The Lanham Act prohibits a number of activities, including trademark infringement, trademark dilution and false advertising.
According to Justia, the amount demanded by the plaintiff (Wyeth) from the defendant (Sun) is $75,000.
Sun had commercially launched its generic pantoprazole sodium tablets on 30 January 2008, saying in its statement that the product is AB rated to Wyeth’s Protonix (DR). According to the FDA, drug products that are rated as AB are considered to be therapeutically equivalent to the listed drug.

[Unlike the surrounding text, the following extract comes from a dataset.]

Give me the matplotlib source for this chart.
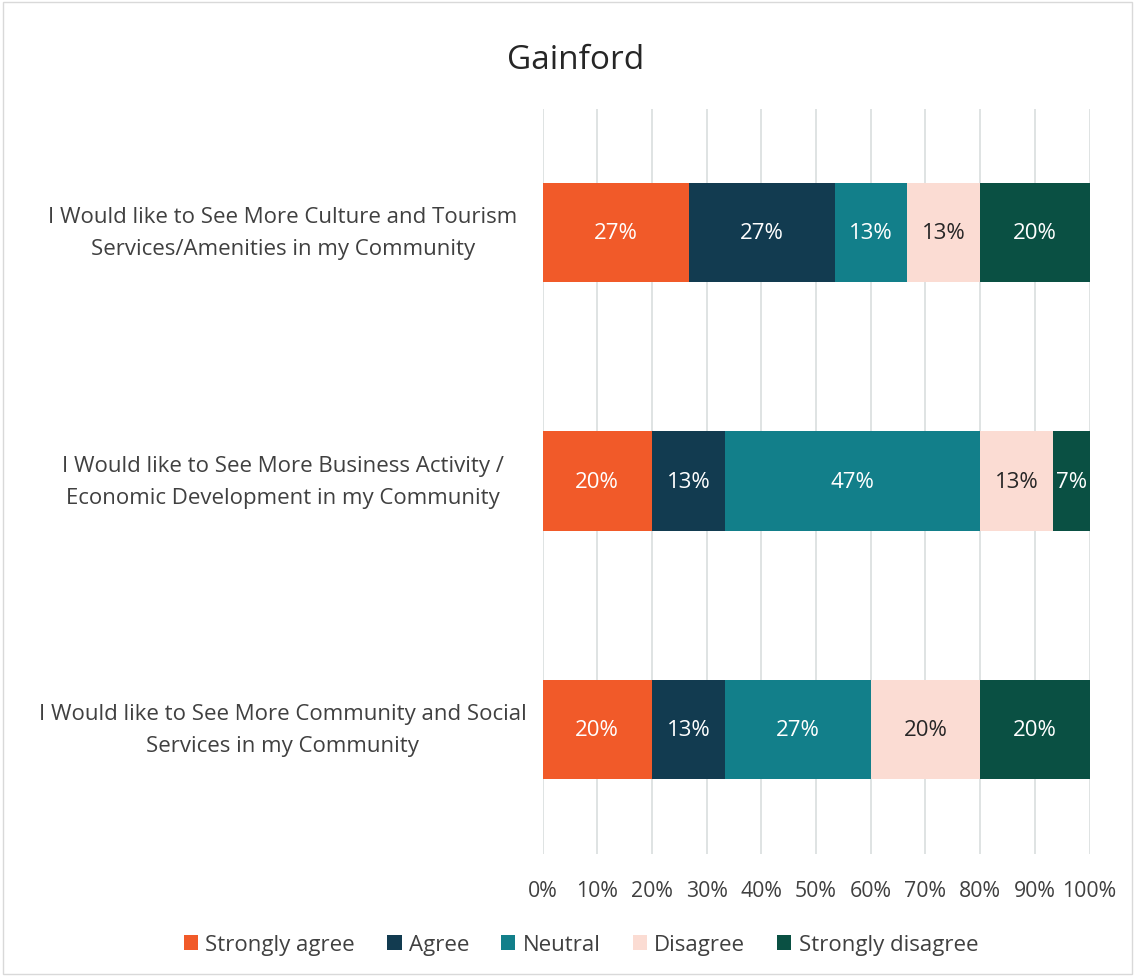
import numpy as np
import matplotlib.pyplot as plt
from matplotlib.patches import Rectangle

plt.rcParams['font.family'] = ['Open Sans', 'DejaVu Sans']

categories = [
    "I Would like to See More Culture and Tourism\nServices/Amenities in my Community",
    "I Would like to See More Business Activity /\nEconomic Development in my Community",
    "I Would like to See More Community and Social\nServices in my Community",
]
series = ["Strongly agree", "Agree", "Neutral", "Disagree", "Strongly disagree"]
strongly_agree = [26.7, 20.0, 20.0]
agree = [26.7, 13.3, 13.3]
neutral = [13.3, 46.7, 26.7]
disagree = [13.3, 13.3, 20.0]
strongly_disagree = [20.0, 6.7, 20.0]
colors = ["#F15A29", "#123B50", "#127F8A", "#FBDCD3", "#0A5043"]
label_colors = ["white", "white", "white", "#262626", "white"]

values = [strongly_agree, agree, neutral, disagree, strongly_disagree]

fig = plt.figure(figsize=(11.35, 9.78), dpi=100)
ax = fig.add_axes([0.478, 0.126, 0.482, 0.762])

y = np.arange(len(categories))
left = np.zeros(len(categories))
for name, vals, c, lc in zip(series, values, colors, label_colors):
    vals = np.array(vals)
    ax.barh(y, vals, left=left, height=0.4, color=c, label=name, zorder=3)
    # 값 라벨
    for yi, l, v in zip(y, left, vals):
        ax.text(l + v / 2, yi, f"{v:.0f}%", ha='center', va='center',
                color=lc, fontsize=16, zorder=4)
    left += vals

ax.set_xlim(0, 100)
ax.set_ylim(2.5, -0.5)
ax.set_xticks(np.arange(0, 101, 10))
ax.set_xticklabels([f"{t}%" for t in range(0, 101, 10)], fontsize=15.3, color='#404040')
ax.set_yticks(y)
ax.set_yticklabels(categories, fontsize=16, color='#404040', ha='center',
                   va='center', linespacing=1.7)
ax.tick_params(axis='y', length=0, pad=187)
ax.tick_params(axis='x', length=0, pad=19)
ax.grid(axis='x', color='#D9DEDE', linewidth=1.2, zorder=0)
for s in ax.spines.values():
    s.set_visible(False)

fig.text(0.507, 0.938, "Gainford", fontsize=24, ha='center', va='center', color='#262626')
fig.legend(loc='center', bbox_to_anchor=(0.512, 0.033), ncol=5, frameon=False,
           fontsize=16, handlelength=0.64, handleheight=0.64, handletextpad=0.32,
           columnspacing=1.45, labelcolor='#404040')

# 바깥 테두리
fig.patches.append(Rectangle((0.003, 0.003), 0.994, 0.994, transform=fig.transFigure,
                             fill=False, edgecolor='#D9D9D9', linewidth=1))

fig.savefig("out.png", dpi=100)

Sun’s product is being sold in the US by its marketing partner Caraco. The company shares a 180-day marketing exclusivity with Teva Pharmaceuticals Industries Ltd for this product. It is also currently involved in a patent litigation with Wyeth and Nycomed concerning this product.
In January 2008, Wyeth had launched its own generic version of Protonix in the market. Sun’s launch of the copycat version was a so-called “at risk” launch.
Hence, if Wyeth wins the patent litigation, Sun will have to withdraw the product from the market and pay damages to the patent holder.
Mint couldn’t independently ascertain the details of the case or its financial impact on Sun or its subsidiary Caraco.